A Local Approach to Solid State Problems: Pseudo Jahn-Teller origin of Ferroelectricity and Multiferroicity

This is a partially review paper in which, in continuation of previous work, it is shown that in perovskite crystals of ABO(3) type the spontaneous polarization is triggered by local vibronic interactions, the pseudo Jahn-Teller effect (PJTE). The driving force of the latter is added covalency by distortion, which is essentially of local (chemical) origin. The local origin of polar instability in crystals is confirmed by the theorem of structural instability proved earlier. For crystals of BaTiO3 type local PJT interactions of the metal ion with the oxygen environment results in a peculiar adiabatic potential energy surface (APES) which has eight trigonal [111] type minima, twelve [110] type saddle points between them, six higher in energy [100] type saddle points at the top of the barrier connecting four minima, and a maximum at the cubic symmetry.

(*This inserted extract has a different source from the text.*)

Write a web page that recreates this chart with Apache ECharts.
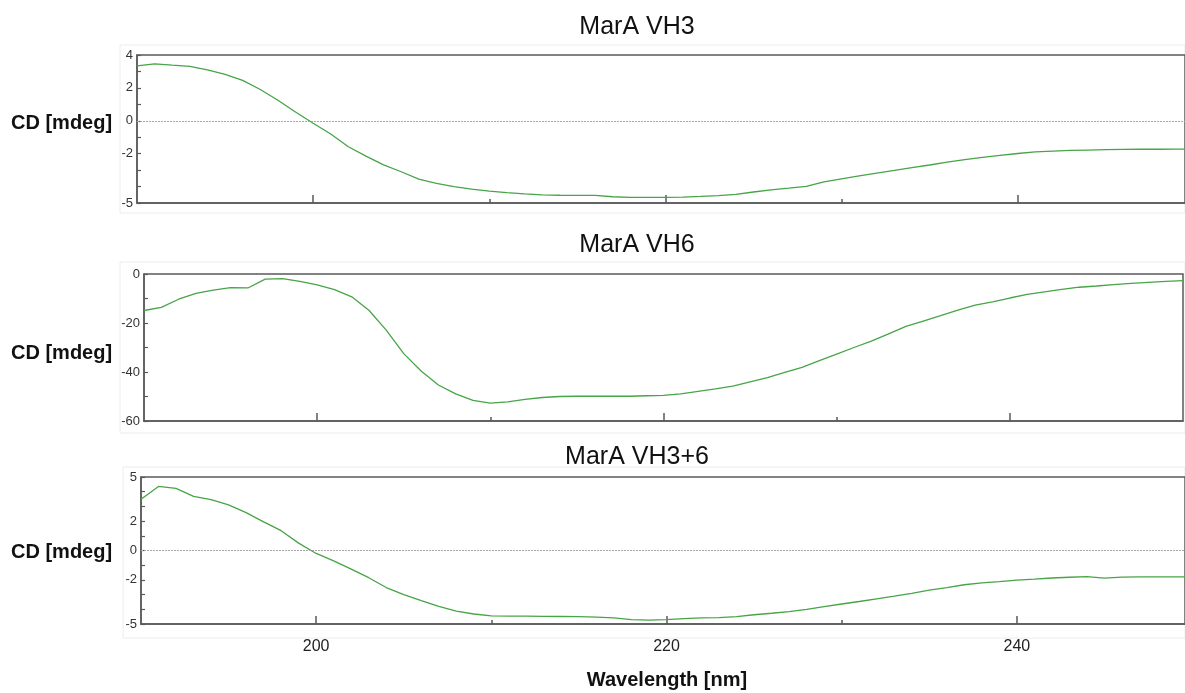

The temperature dependence of the free energy with this potential explains the origin of all the four phases in such crystals; only the lowest rhombohedral phase is fully ordered, the other two ones at higher temperatures are partially disordered, and the paraelectric phase is fully (three-dimensionally) disordered. For BaTiO3 this picture is confirmed by numerical estimates and ab initio DFT calculations. An important further development of this theory was reached recently by showing that not only B ions with electronic d(0) configurations are subject to the PJTE instability to produce ferroelectricity in perovskite crystals (the d(0) mystery), but some other specific d(n) configurations with unpaired electrons may be dipolar active too, the crystal being thus both magnetic and ferroelectric (multiferroic), and the necessary conditions for such multiferroicity are formulated for the whole d(0)-d(n) variety of perovskites. Moreover, the condition of multiferroicity was shown to depend also on the spin state, high-spin or low-spin, which in conditions of spin crossover leads to a magnetic-ferroelectric crossover that can be manipulated by external perturbations.